Research and working together is essential when designing a high-performance building envelope. "Buildings and building envelopes have become a significant team effort," Pastine explains. "We meet with experts on all the different particular products, we meet with engineers and consultants, as well as contractors familiar with new construction methods, and we evaluate other facilities. We compare products and systems for performance, cost and longevity, and then take all of that research and build a big knowledge base to choose the right solution for a building. It helps from a design standpoint, it helps from a cost standpoint, and it gives us all of the information that we need to be armed with to recommend the right solution to our client."

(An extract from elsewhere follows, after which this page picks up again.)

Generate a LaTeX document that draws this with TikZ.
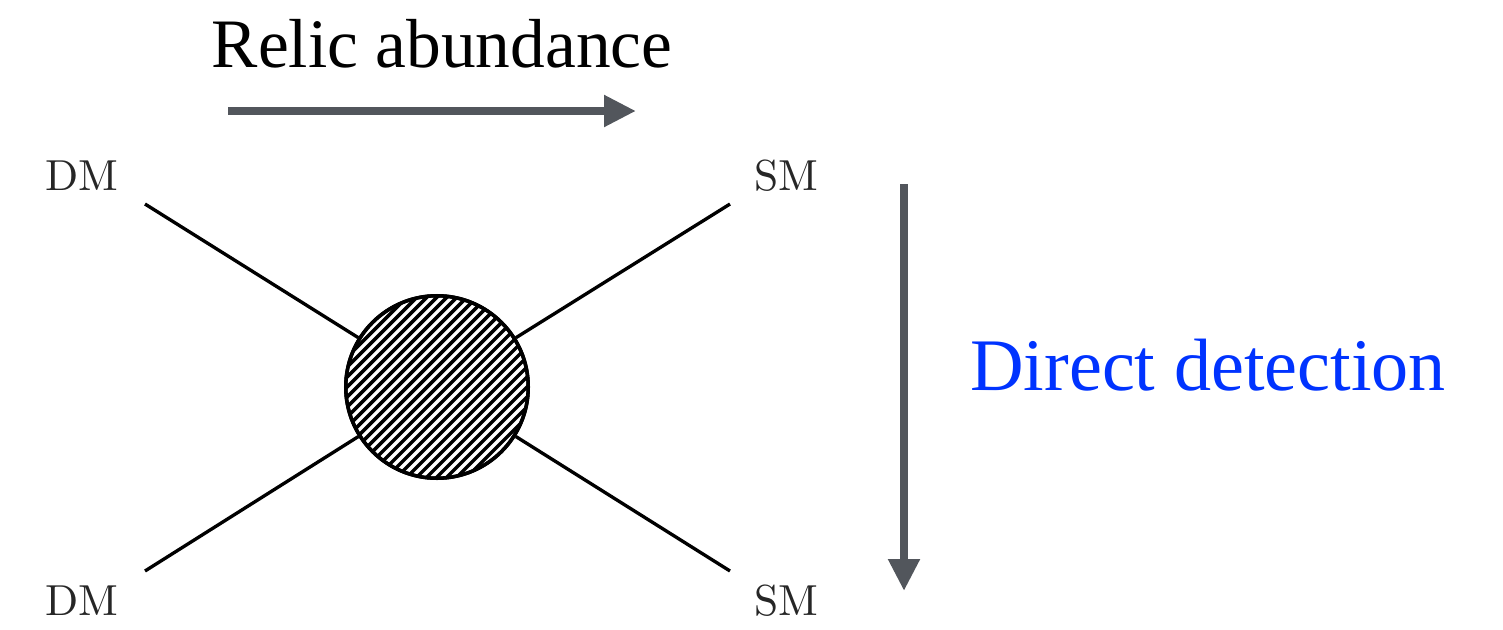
\documentclass[tikz,border=0pt]{standalone}
\usepackage{fontspec}
\newfontfamily\timesfont{Liberation Serif}
\newfontfamily\lmten{lmroman10-regular.otf}
\usetikzlibrary{arrows.meta}

\definecolor{arrowgray}{HTML}{52565C}
\definecolor{ddblue}{HTML}{0033FF}
\definecolor{labelgray}{HTML}{262626}

\begin{document}
\begin{tikzpicture}[
  x=0.02cm, y=-0.02cm,
  particle/.style={text=labelgray, font=\lmten\fontsize{24.7}{29}\selectfont, anchor=base, inner sep=0pt},
  title/.style={font=\timesfont\fontsize{39.5}{46}\selectfont, anchor=base, inner sep=0pt},
  leg/.style={line width=1.9pt},
  blob/.style={circle, draw, line width=2pt, fill=white, minimum size=3.65cm, inner sep=0pt},
  hatch/.style={line width=2pt},
  arrow/.style={-{Triangle[length=6.4mm, width=6mm]}, line width=0.16cm, draw=arrowgray}
]
\useasboundingbox (0,0) rectangle (1503,629);

% labels
\node[title] (relic) at (442,67) {Relic abundance};
\node[title, text=ddblue, font=\timesfont\fontsize{42.2}{49}\selectfont] (direct) at (1208,390) {Direct detection};
\node[particle] (dmin1) at (82,190) {DM};
\node[particle] (dmin2) at (82,615) {DM};
\node[particle] (smout1) at (786,190) {SM};
\node[particle] (smout2) at (786,615) {SM};

% leg ends
\coordinate (dmend1) at (145,204);
\coordinate (dmend2) at (145,571);
\coordinate (smend1) at (730,204);
\coordinate (smend2) at (730,571);

\node[blob] (vertex) at (437,387) {};
\begin{scope}
  \clip (vertex.center) circle (91);
  \foreach \k in {-25,...,25}
    \draw[hatch] ([xshift=\k*0.2cm-2.6cm, yshift=-2.6cm]vertex.center) -- ++(5.2cm,5.2cm);
\end{scope}
\draw[line width=2pt] (vertex.center) circle (91.25);

\draw[leg] (dmend1) -- (vertex);
\draw[leg] (dmend2) -- (vertex);
\draw[leg] (smend1) -- (vertex);
\draw[leg] (smend2) -- (vertex);

% arrows
\coordinate (relicstart) at (228,111);
\coordinate (relicend) at (636,111);
\coordinate (directstart) at (904,184);
\coordinate (directend) at (904,591);
\draw[arrow] (relicstart) -- (relicend);
\draw[arrow] (directstart) -- (directend);
\end{tikzpicture}
\end{document}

And, Pastine says one of the biggest challenges is educating clients about the right solution. "We have to be full of knowledge ourselves as designers to be able to come to them with an appropriate solution, especially if it is something that they have not gotten before. A lot of clients, contractors and architects are resistant to doing anything different than what's been done for the last 20 or 30 years."

To do that, he recommends keeping up with the latest technology, arming yourself with the right information to be able to prove that this new way of doing things is the right way of doing things. "Sometimes they get it, and sometimes they don't," Pastine explains. "Sometimes they see that it's going to be a bit higher cost upfront, and so they just want to go back to what they've done before. They can do it that way, but they're not realizing the full life cycle costs of the building or that they'll be able to recoup a lot of their costs by having systems inside the building that can function very efficiently and minimally. Just because we've designed the exterior better."

Simplicity is key, Ro says, when designing for energy efficiency. "Whenever a window is placed in a deep recess or whenever the material changes, keep in mind that these sections need to be detailed thoroughly and with constructability in mind," she says. "Fortunately, there are so many products that allow for deviation while maintaining a high performing building envelope."